No está de más decir, entonces, que este movimiento se ha convertido (y eso espero, en la esperanza que me embarga en el Nazareno, el Dios de Jesús Cristo) en el retorno de los cautivos a la tierra donde hay pan, vino, fiesta y alegría, donde la vida renace, cual Pascua de resurrección de los pueblos, cual paso de la esclavitud y del exilio a la tierra, al espacio, a la mesa que a todos pertenece. Es el camino de un futuro que está manifestándose hoy, que se vuelve nueva historia, después de tanto tiempo en que la historia humana y la de este país se ha construido en base a la asimilación de la violencia a los otros, a partir de la muerte, de la esclavitud, de la exclusión[4]. 

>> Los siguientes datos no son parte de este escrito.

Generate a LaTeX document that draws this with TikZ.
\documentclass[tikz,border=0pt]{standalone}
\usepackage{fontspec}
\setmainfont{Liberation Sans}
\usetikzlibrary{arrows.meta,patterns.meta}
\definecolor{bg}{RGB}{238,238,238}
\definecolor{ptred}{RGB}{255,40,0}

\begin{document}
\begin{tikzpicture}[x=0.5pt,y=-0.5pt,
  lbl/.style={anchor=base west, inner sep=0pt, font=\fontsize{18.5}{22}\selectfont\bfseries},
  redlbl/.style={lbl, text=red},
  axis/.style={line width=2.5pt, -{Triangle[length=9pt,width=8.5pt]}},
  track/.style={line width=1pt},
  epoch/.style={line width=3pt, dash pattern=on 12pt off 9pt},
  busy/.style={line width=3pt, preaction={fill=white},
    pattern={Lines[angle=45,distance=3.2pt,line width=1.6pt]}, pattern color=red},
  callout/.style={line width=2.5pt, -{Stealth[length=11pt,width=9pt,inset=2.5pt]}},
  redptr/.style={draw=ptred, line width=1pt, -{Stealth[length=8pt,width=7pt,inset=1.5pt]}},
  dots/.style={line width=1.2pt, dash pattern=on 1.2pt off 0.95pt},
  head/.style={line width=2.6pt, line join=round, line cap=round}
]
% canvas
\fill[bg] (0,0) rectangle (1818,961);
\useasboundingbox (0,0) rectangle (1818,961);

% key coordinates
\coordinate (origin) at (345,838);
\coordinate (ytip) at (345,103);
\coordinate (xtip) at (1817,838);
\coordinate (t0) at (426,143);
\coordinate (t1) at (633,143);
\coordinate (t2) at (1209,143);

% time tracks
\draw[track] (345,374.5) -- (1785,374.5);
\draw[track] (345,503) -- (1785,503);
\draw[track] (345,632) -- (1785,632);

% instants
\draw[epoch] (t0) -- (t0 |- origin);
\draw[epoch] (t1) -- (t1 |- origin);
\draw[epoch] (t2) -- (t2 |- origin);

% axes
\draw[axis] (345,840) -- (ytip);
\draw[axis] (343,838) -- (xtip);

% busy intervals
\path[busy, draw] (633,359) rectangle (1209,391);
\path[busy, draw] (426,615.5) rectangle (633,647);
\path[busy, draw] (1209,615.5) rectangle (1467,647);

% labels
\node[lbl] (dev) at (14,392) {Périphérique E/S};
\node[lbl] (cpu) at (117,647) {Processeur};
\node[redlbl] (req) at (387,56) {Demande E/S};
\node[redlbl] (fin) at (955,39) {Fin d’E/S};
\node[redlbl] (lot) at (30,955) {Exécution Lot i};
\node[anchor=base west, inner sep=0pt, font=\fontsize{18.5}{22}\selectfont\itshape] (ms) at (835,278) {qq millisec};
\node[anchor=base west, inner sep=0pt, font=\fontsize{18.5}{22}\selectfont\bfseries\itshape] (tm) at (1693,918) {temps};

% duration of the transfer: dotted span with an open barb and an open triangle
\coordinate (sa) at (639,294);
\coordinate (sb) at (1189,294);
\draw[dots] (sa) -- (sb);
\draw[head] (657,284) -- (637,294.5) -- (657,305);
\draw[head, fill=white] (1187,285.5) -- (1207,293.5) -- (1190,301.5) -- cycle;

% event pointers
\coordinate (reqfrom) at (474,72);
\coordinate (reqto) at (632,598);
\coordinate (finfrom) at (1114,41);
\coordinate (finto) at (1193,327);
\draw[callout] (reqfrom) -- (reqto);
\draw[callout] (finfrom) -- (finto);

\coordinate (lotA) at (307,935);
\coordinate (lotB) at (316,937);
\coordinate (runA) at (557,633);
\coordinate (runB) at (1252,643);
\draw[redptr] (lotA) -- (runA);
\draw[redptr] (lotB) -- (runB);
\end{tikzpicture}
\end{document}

No hay camino de retorno. Espero con fe que sea el inicio de la verdadera paz, del verdadero vivir fraterno. Será duro y los errores abundarán, sin duda. Pero iluminados en una ética de liberación, en un corazón que sirve y que da vida, siguiendo la vida de tantas y tantos que han dado la vida por un mundo mejor y más humano, con la persona del Nazareno que sufre con los crucificados y resucita con ellos, es posible la vida, la vida más buena y plena.


[1] Para ello, sigo las reflexiones de Xabier Pikaza en su libro El Camino de la Paz. Una Visión Cristiana, Khaf, Madrid 2010, especialmente pp 14-23. Recomiendo su lectura completa.

[2] Cf. Dussel, E., Filosofía de la Liberación, Fondo de Cultura Económica, México D.F. 2011, pp 100-102.

[3] Dussel, E., Filosofía de la… p 106.   

[4] Cf. el análisis de Pikaza X., El Camino de la… pp 14-23, en donde se establecen las edades humanas como Edades de Violencia, sublimadas poco a poco a medida del paso de la historia.